The big-brand public-facing social platforms are not so cool amongst the younger generation and they are leaving for smaller online destinations. Within these walls they can message each other and connect with other likeminded cool people. Some call them digital campfires and I like the metaphor – even during the pandemic when people were calling out for social interaction the biggest cultural moments took place in these smaller environments, such as live concerts and streams of famous folk playing video games. Who knew of gaming platform Roblox until the headline that their founders had made a small fortune? What some dismissed as computer-games-from-which-you-learn-nothing have become the place to be to reach these audiences, and yet, smartly, some wont let us in!

I remember wondering whether Second Life would be a success and now brands are chomping at the bit to be a part of Creative Mode, Discord, Twitch and TikTok (100m active users!), umbrellas for every conceivable interest and trend. Top DJs and professional sports teams have a seat at the table, but sport is cool. How about the rest of us? I understand the relevance of custom designed sneakers (from cool artists as #thelittlecustoms) but how about chinos?

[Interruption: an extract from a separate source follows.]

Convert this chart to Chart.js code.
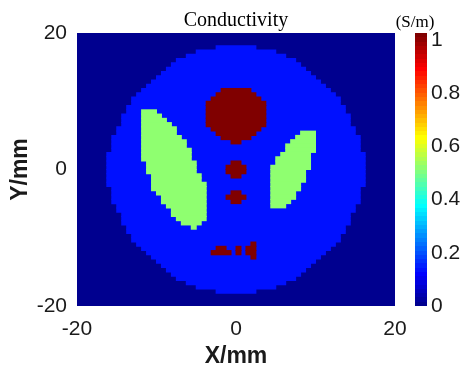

The pandemic changed the landscape forever and digital transformation accelerated overnight. You cannot take a guess at this and hope the next generation of workers and customers cross paths with you. To appeal to them, they expect you to have exactly what they want and the only way to reach them is via data and algorithms to target each as an individual, based on their preferences and personalisation.

As technology evolved to play a bigger role in a company’s strategy, we used to say IT went from the basement to the boardroom – now it’s marketing’s turn.

Sharing Learning

A short story from a brilliant client of mine and Oxford Professor whose vision transformed one of the leading UK institutes. We spent lots of time talking and whether in London or New York his stories and insight were rich with poignancy and relevancy. Always memorable, you could make decisions and hang your hat on them.

He once shared a story where having graduated and read all the books about combining technical skills (in his case core accounting and financial) with business and leadership skills, he was equipped for the world of work. Within days he realised he wasn’t ready, and fortunately for him he could turn to his university professor to help him understand and complete the work he was assigned, visiting him often to ask how to tackle individual tasks.

How often have we heard versions of this tale – super smart young people qualified but not employment-ready? To get more people into jobs with the skills employers are looking for, we need to link needs with outcomes, ensuring HR departments work with academia to define the skills their companies are seeking.

Thank you Noel, best wishes for the next chapter.